Why Frontier Airlines Has Eliminated Customer Service Call Center
Frontier Airlines announced it has eliminated its call center and transitioned to only online, mobile, and text support to lower costs.
The budget airline carrier spokeswoman Jennifer de la Cruz told CNBC Wednesday that the transition to online, mobile, and text support will enable customers to get the "information they need as expeditiously and efficiently as possible."
Jack Filene, Frontier's senior vice president of customers, said during the Nov. 15 investor presentation that the change would help reduce labor costs and accelerate transactions with potential customers. An online agent can handle three or more customer service inquiries simultaneously.

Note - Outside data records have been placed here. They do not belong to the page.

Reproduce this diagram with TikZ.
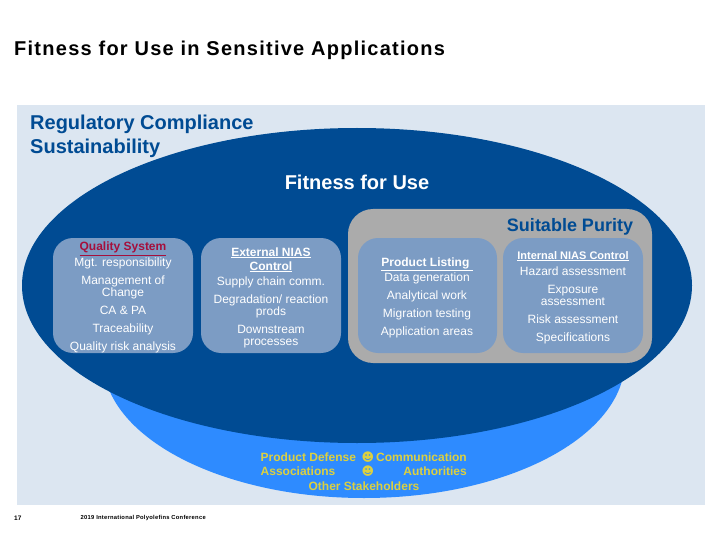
\documentclass[tikz,border=0pt]{standalone}
\usepackage{fontspec}
\setmainfont{Liberation Sans}
\newfontfamily\symfont{DejaVu Sans}
\definecolor{panelc}{HTML}{DCE6F1}
\definecolor{darkc}{HTML}{004B93}
\definecolor{lightc}{HTML}{2E8BFF}
\definecolor{grayc}{HTML}{ABABAB}
\definecolor{boxc}{HTML}{7C9CC4}
\definecolor{yelc}{HTML}{DCD040}
\definecolor{redc}{HTML}{A50F3C}
\tikzset{
 x=1pt,y=-1pt,
 boxbg/.style={fill=boxc,rounded corners=20pt},
 ln/.style={text=white,font=\fontsize{12}{12}\selectfont,inner sep=0pt,anchor=center,text height=10.6pt,text depth=2.6pt},
 hd/.style={ln,font=\fontsize{12}{12}\selectfont\bfseries},
 big/.style={inner sep=0pt,font=\fontsize{20}{24}\selectfont,text=darkc,text height=18.5pt,text depth=4.2pt},
 yl/.style={inner sep=0pt,text=yelc,font=\fontsize{12}{12}\selectfont\bfseries,text height=10.6pt,text depth=2.6pt},
}
\newcommand{\ul}[1]{\underline{#1}}
\begin{document}
\begin{tikzpicture}
\useasboundingbox (0,0) rectangle (720,540);
\fill[white] (0,0) rectangle (720,540);
\fill[panelc] (17,105) rectangle (705,505);
\fill[lightc] (364,360) ellipse [x radius=261,y radius=138];
\fill[darkc] (357,285.5) ellipse [x radius=335,y radius=157.5];
\fill[grayc,rounded corners=25pt] (348,209) rectangle (652,363);
\fill[boxbg] (53,238) rectangle (193,353);
\fill[boxbg] (201,238) rectangle (341,353);
\fill[boxbg] (358,238) rectangle (497,353);
\fill[boxbg] (503,238) rectangle (643,353);

\node[anchor=west,inner sep=0pt,font=\fontsize{20}{24}\selectfont\bfseries\addfontfeature{LetterSpace=6.3},text height=18.5pt,text depth=4.2pt] (title) at (14,48) {Fitness for Use in Sensitive Applications};
\node[anchor=west,big] (reg1) at (30,122) {\textbf{Regulatory Compliance}};
\node[anchor=west,big] (reg2) at (30,146) {\textbf{Sustainability}};
\node[inner sep=0pt,text=white,font=\fontsize{20}{22}\selectfont\bfseries,text height=18.5pt,text depth=4.2pt] (ffu) at (357,182) {Fitness for Use};
\node[inner sep=0pt,text=darkc,font=\fontsize{18}{20}\selectfont\bfseries,text height=17pt,text depth=3.8pt] (pur) at (570,225) {Suitable Purity};

\node[hd,text=redc] (a0) at (123,247) {\ul{Quality System}};
\node[ln] (a1) at (123,262) {Mgt. responsibility};
\node[ln] (a2) at (123,280) {Management of};
\node[ln] (a3) at (123,292) {Change};
\node[ln] (a4) at (123,310) {CA \& PA};
\node[ln] (a5) at (123,328) {Traceability};
\node[ln] (a6) at (123,346) {Quality risk analysis};

\node[hd] (b0) at (271,252) {\ul{External NIAS}};
\node[hd] (b1) at (271,266) {\ul{Control}};
\node[ln] (b2) at (271,281) {Supply chain comm.};
\node[ln] (b3) at (271,299) {Degradation/ reaction};
\node[ln] (b4) at (271,311) {prods};
\node[ln] (b5) at (271,329) {Downstream};
\node[ln] (b6) at (271,341) {processes};

\node[hd] (c0) at (427,262) {\ul{Product Listing }};
\node[ln] (c1) at (427,277) {Data generation};
\node[ln] (c2) at (427,295) {Analytical work};
\node[ln] (c3) at (427,313) {Migration testing};
\node[ln] (c4) at (427,331) {Application areas};

\node[hd,font=\fontsize{11}{11}\selectfont\bfseries] (d0) at (573,255) {\ul{Internal NIAS Control}};
\node[ln] (d1) at (573,271) {Hazard assessment};
\node[ln] (d2) at (573,289) {Exposure};
\node[ln] (d3) at (573,301) {assessment};
\node[ln] (d4) at (573,319) {Risk assessment};
\node[ln] (d5) at (573,337) {Specifications};

\node[yl,anchor=west] (e0) at (260.5,457) {Product Defense};
\node[yl,font=\fontsize{12}{12}\selectfont\symfont] (e1) at (368,457) {☻};
\node[yl,anchor=east] (e2) at (467,457) {Communication};
\node[yl,anchor=west] (f0) at (260.5,471) {Associations};
\node[yl,font=\fontsize{12}{12}\selectfont\symfont] (f1) at (368,471) {☻};
\node[yl,anchor=east] (f2) at (467,471) {Authorities};
\node[yl] (g0) at (364,486) {Other Stakeholders};

\node[inner sep=0pt,anchor=west,font=\fontsize{6.5}{7}\selectfont\bfseries] (pg) at (14,518) {17};
\node[inner sep=0pt,anchor=west,font=\fontsize{5.8}{7}\selectfont\bfseries\addfontfeature{LetterSpace=4.5}] (ft) at (80.5,518) {2019 International Polyolefins Conference};
\end{tikzpicture}
\end{document}
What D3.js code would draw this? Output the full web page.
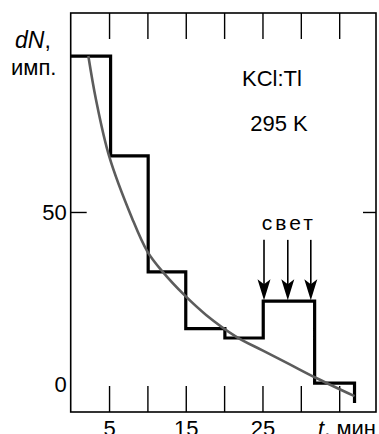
<!DOCTYPE html>
<html>
<head>
<meta charset="utf-8">
<script src="https://cdn.jsdelivr.net/npm/d3@7"></script>
<style>
  html, body { margin: 0; padding: 0; background: #fff; }
  svg { display: block; font-family: "Liberation Sans", Arial, sans-serif; }
</style>
</head>
<body>
<svg id="chart" width="379" height="434"></svg>
<script>
// ---- data ----
const binEdges = [0, 5.2, 10.1, 15, 20.1, 25.1, 31.8, 37];
const binCounts = [95.3, 66.3, 32.6, 16.1, 13.4, 24.1, 0.3];
const histEndValue = -5.5;
const curveT = [2.3, 3.3, 5.0, 8.0, 10.0, 12.0, 14.8, 17.65, 21.6, 25.0, 28.5, 31.8, 37.0];
const curveV = [95.3, 82.6, 66.3, 48.2, 38.5, 32.6, 25.9, 20.1, 13.75, 9.8, 5.8, 2.0, -3.5];
const lightTimes = [25.2, 28.3, 31.3];
const xTicks = [5, 10, 15, 20, 25, 30, 35];
const xTickLabels = ["5", "", "15", "", "25", "", ""];
const yTicks = [0, 50];
const yTickLabels = ["0", "50"];

// ---- layout ----
const svg = d3.select("#chart");
const x = d3.scaleLinear().domain([0, 39.8]).range([70.7, 376]);
const y = d3.scaleLinear().domain([-8.1, 107.8]).range([412, 13]);
const font = 22;

// frame
svg.append("rect")
  .attr("x", x(0)).attr("y", y(107.8))
  .attr("width", x(39.8) - x(0)).attr("height", y(-8.1) - y(107.8))
  .attr("fill", "none").attr("stroke", "#000").attr("stroke-width", 1.6);

// bottom axis (ticks pointing up, labels below)
const gB = svg.append("g").attr("transform", `translate(0,${y(-8.1)})`)
  .call(d3.axisBottom(x).tickValues(xTicks).tickSize(-26).tickPadding(8)
    .tickFormat((d, i) => xTickLabels[i]));
// top axis (ticks pointing down, no labels)
const gT = svg.append("g").attr("transform", `translate(0,${y(107.8)})`)
  .call(d3.axisBottom(x).tickValues(xTicks).tickSize(26).tickFormat(""));
// left axis
const gL = svg.append("g").attr("transform", `translate(${x(0)},0)`)
  .call(d3.axisLeft(y).tickValues(yTicks).tickSize(-16).tickPadding(4)
    .tickFormat((d, i) => yTickLabels[i]));
gL.selectAll(".tick").filter(d => d === 0).select("line").remove();
// right axis tick
const gR = svg.append("g").attr("transform", `translate(${x(39.8)},0)`)
  .call(d3.axisRight(y).tickValues([50]).tickSize(-13).tickFormat(""));

[gB, gT, gL, gR].forEach(g => {
  g.select(".domain").remove();
  g.selectAll(".tick line").attr("stroke", "#000").attr("stroke-width", 1.4);
  g.selectAll(".tick text").attr("font-size", font).attr("fill", "#000")
    .attr("font-family", "'Liberation Sans', Arial, sans-serif");
});

// histogram
const histPts = [];
binCounts.forEach((v, i) => {
  histPts.push([binEdges[i], v]);
  histPts.push([binEdges[i + 1], v]);
});
histPts.push([binEdges[binEdges.length - 1], histEndValue]);
svg.append("path")
  .attr("d", d3.line().x(d => x(d[0])).y(d => y(d[1]))(histPts))
  .attr("fill", "none").attr("stroke", "#000").attr("stroke-width", 3.2)
  .attr("stroke-linejoin", "miter");

// fitted curve
const curvePts = curveT.map((t, i) => [t, curveV[i]]);
svg.append("path")
  .attr("d", d3.line().x(d => x(d[0])).y(d => y(d[1])).curve(d3.curveCatmullRom)(curvePts))
  .attr("fill", "none").attr("stroke", "#5c5c5c").attr("stroke-width", 2.6);

// light arrows
const lightVal = binCounts[5];
lightTimes.forEach(t => {
  const xt = x(t), yTip = y(lightVal) - 1, yTop = y(41.9);
  svg.append("line").attr("x1", xt).attr("x2", xt).attr("y1", yTop).attr("y2", yTip - 14)
    .attr("stroke", "#000").attr("stroke-width", 1.6);
  svg.append("path")
    .attr("d", `M${xt - 6.5},${yTip - 21} L${xt},${yTip - 16} L${xt + 6.5},${yTip - 21} L${xt},${yTip} Z`)
    .attr("fill", "#000");
});
svg.append("text")
  .attr("x", x(lightTimes[1]) + 1).attr("y", y(41.9) - 10)
  .attr("text-anchor", "middle").attr("font-size", 21).attr("letter-spacing", 3)
  .text("свет");

// labels
svg.append("text").attr("x", 15).attr("y", 48).attr("font-size", 23)
  .html('<tspan font-style="italic">dN</tspan>,');
svg.append("text").attr("x", 11).attr("y", 75).attr("font-size", 22).text("имп.");
svg.append("text").attr("x", 272).attr("y", 86).attr("text-anchor", "middle")
  .attr("font-size", 22).text("KCl:Tl");
svg.append("text").attr("x", 279).attr("y", 131).attr("text-anchor", "middle")
  .attr("font-size", 22).text("295 K");
svg.append("text").attr("x", x(39.8)).attr("y", y(-8.1) + 8).attr("dy", "0.71em")
  .attr("text-anchor", "end").attr("font-size", font)
  .html('<tspan font-style="italic">t</tspan>, мин');
</script>
</body>
</html>
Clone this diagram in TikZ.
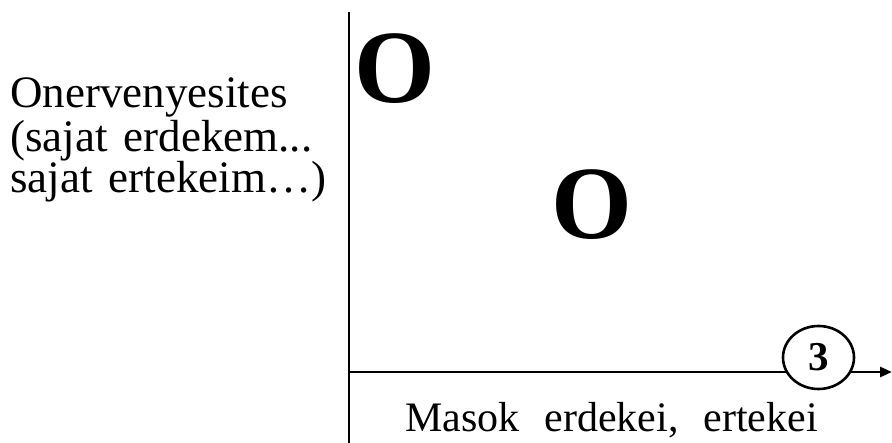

"Think about the type of obscure question a customer might ask that would take a call center agent many, many minutes to research and find an answer to. The chatbot can answer that very quickly," Filene said.
Frontier had a $31 million profit on $909 million operating revenue in the last quarter. It spent $182 million on labor costs, its second-biggest expense after jet fuel, up nearly 70% from 2019.
A July spending report said there was strong demand for affordable airline travel, with a record high "ancillary revenue of $75 per passenger, both of which contributed to Frontier's first profitable quarter on an adjusted basis in over two years," said Barry Biffle, Frontier's president and CEO.